The Shivoo Model

Six Essential Practices for High-Performing Teams:
A Contemporary Framework

In the context of increasingly complex, interdependent, and knowledge-intensive work, high-performing teams are less the product of rigid structures and more the result of adaptive, relational, and reflexive practices. Drawing on both contemporary research (e.g., Maxwell, 2022; Heath & Sitlington, 2022) and broader literature on team effectiveness (e.g., Edmondson, 1999; Hackman, 2002), six core practices have emerged as critical enablers of high team performance. These practices are not mere traits—they are learnable, observable capabilities that teams can intentionally cultivate.

Discomfort

Uncomfortable conversations are inevitable in organizational life—around feedback, misalignment, performance, and values. What distinguishes high-performing teams is how well they navigate discomfort. This practice consists of both the team’s collective capacity to stay engaged during tension, and each individual’s personal capacity to remain present and constructive.

Why it matters: Discomfort tolerance is foundational to healthy conflict and truth-telling—both of which are critical for innovation, accountability, and cohesion (Maxwell, 2022; Heath & Sitlington, 2022; Lencioni, 2002).

Social Risk

This practice speaks to the team’s willingness to take interpersonal risks, commonly understood through the lens of psychological safety (Edmondson, 1999). Social risk can be broken into two categories:

  • Disclosive risks (sharing uncertainty, mistakes, or personal context),
  • Conflicting risks (disagreeing or challenging others openly).
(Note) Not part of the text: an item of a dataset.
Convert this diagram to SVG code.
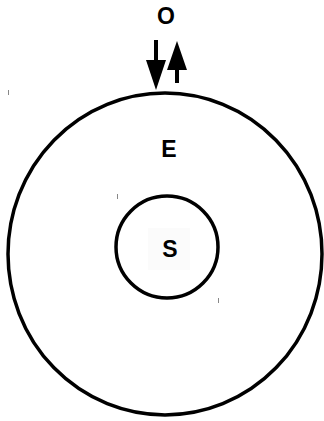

Why it matters: Teams that manage social risk effectively can explore more ideas, engage in productive dissent, and adapt faster—hallmarks of learning and resilience.

Accountability

Accountability in high-performing teams is not about top-down enforcement, but about mutual ownership. It involves co-setting expectations and respectfully holding each other to them—whether through constructive feedback or collaborative recalibration.

Why it matters: Research shows that shared accountability leads to improved cohesion, commitment, and task performance (Hackman, 2002). It also drives clarity and trust.

Interpersonal

Strong teams are defined by the quality of their relationships. This practice includes how well teammates understand each other’s contexts, adapt their communication, and leverage diverse strengths in conversation.
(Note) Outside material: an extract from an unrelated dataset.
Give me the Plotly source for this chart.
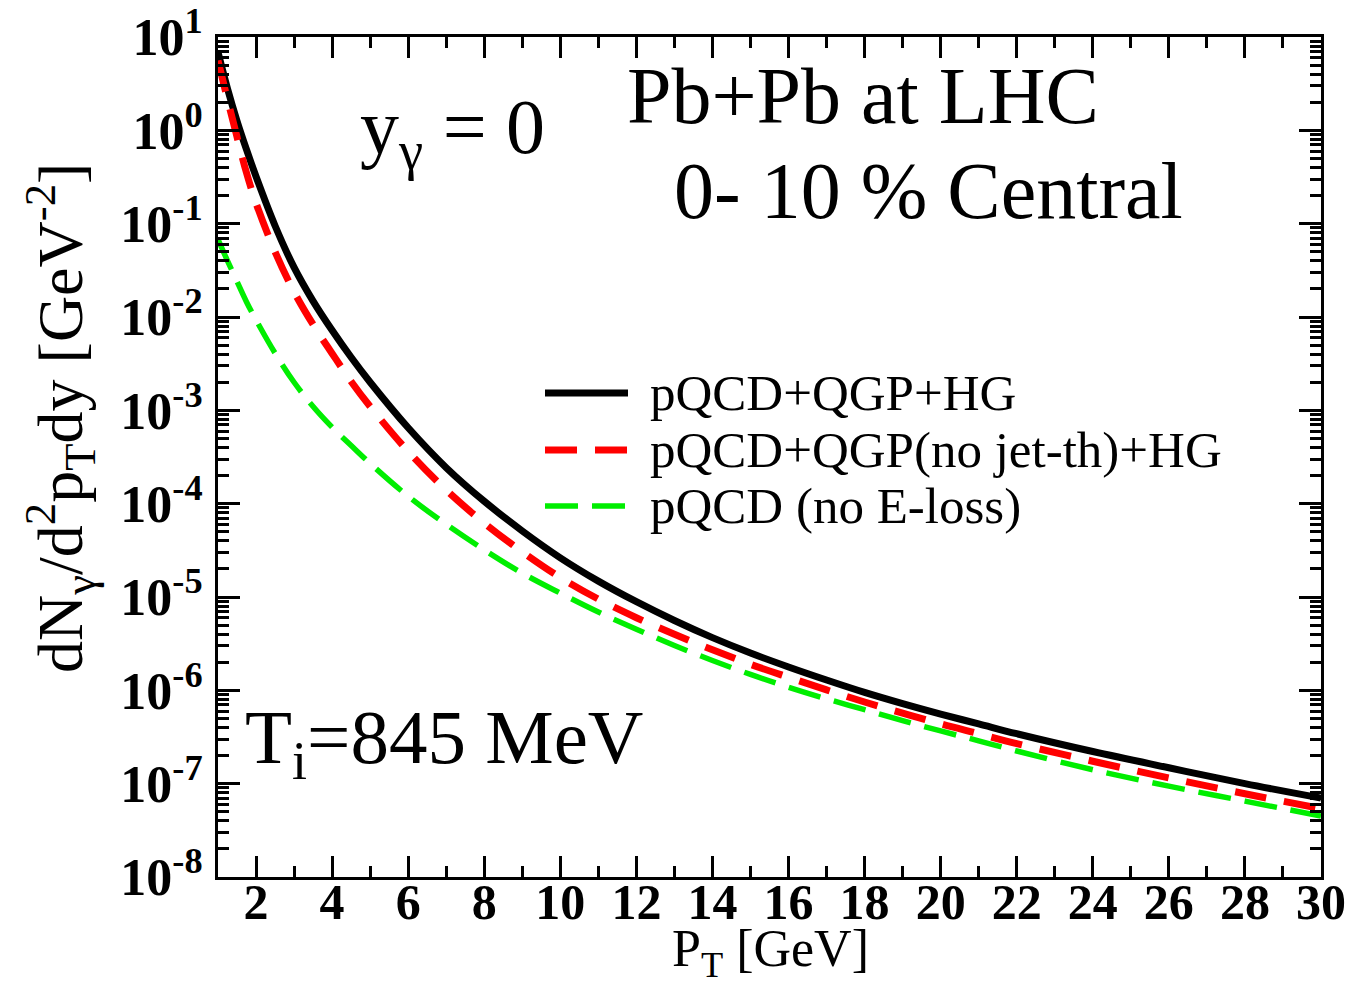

Why it matters: Deep interpersonal understanding supports better collaboration, reduces friction, and enhances psychological availability—all of which improve team dynamics (Wheelan, 2005; Belbin, 2010).

Course Correct

Course correction is the ability to sense what’s not working and adapt quickly. It requires attunement to internal dynamics and the external environment, as well as the courage to act—often in real time.

Why it matters: High-performing teams adjust iteratively rather than waiting for retrospective interventions (McGrath, 1991; Gersick, 1988). Agility here is a key predictor of sustained effectiveness.

Sensemaking

In fast-changing contexts, teams must continually update their shared understanding of the world. This includes openness to new information, the willingness to change one's mind, and collective refinement of meaning.

Why it matters: Sensemaking enables strategic alignment, reduces ambiguity, and ensures team actions remain relevant and informed (Weick, 1995; Maxwell, 2022).

Conclusion

These six practices — Discomfort, Social Risk, Accountability, Interpersonal, Course Correct, and Sensemaking — form a dynamic, interconnected foundation for team excellence. They reflect a shift from mechanistic models of teamwork to a systems-informed, relationship-centered view of performance. When teams deliberately develop these capabilities, they become not just more productive, but more adaptable, resilient, and human.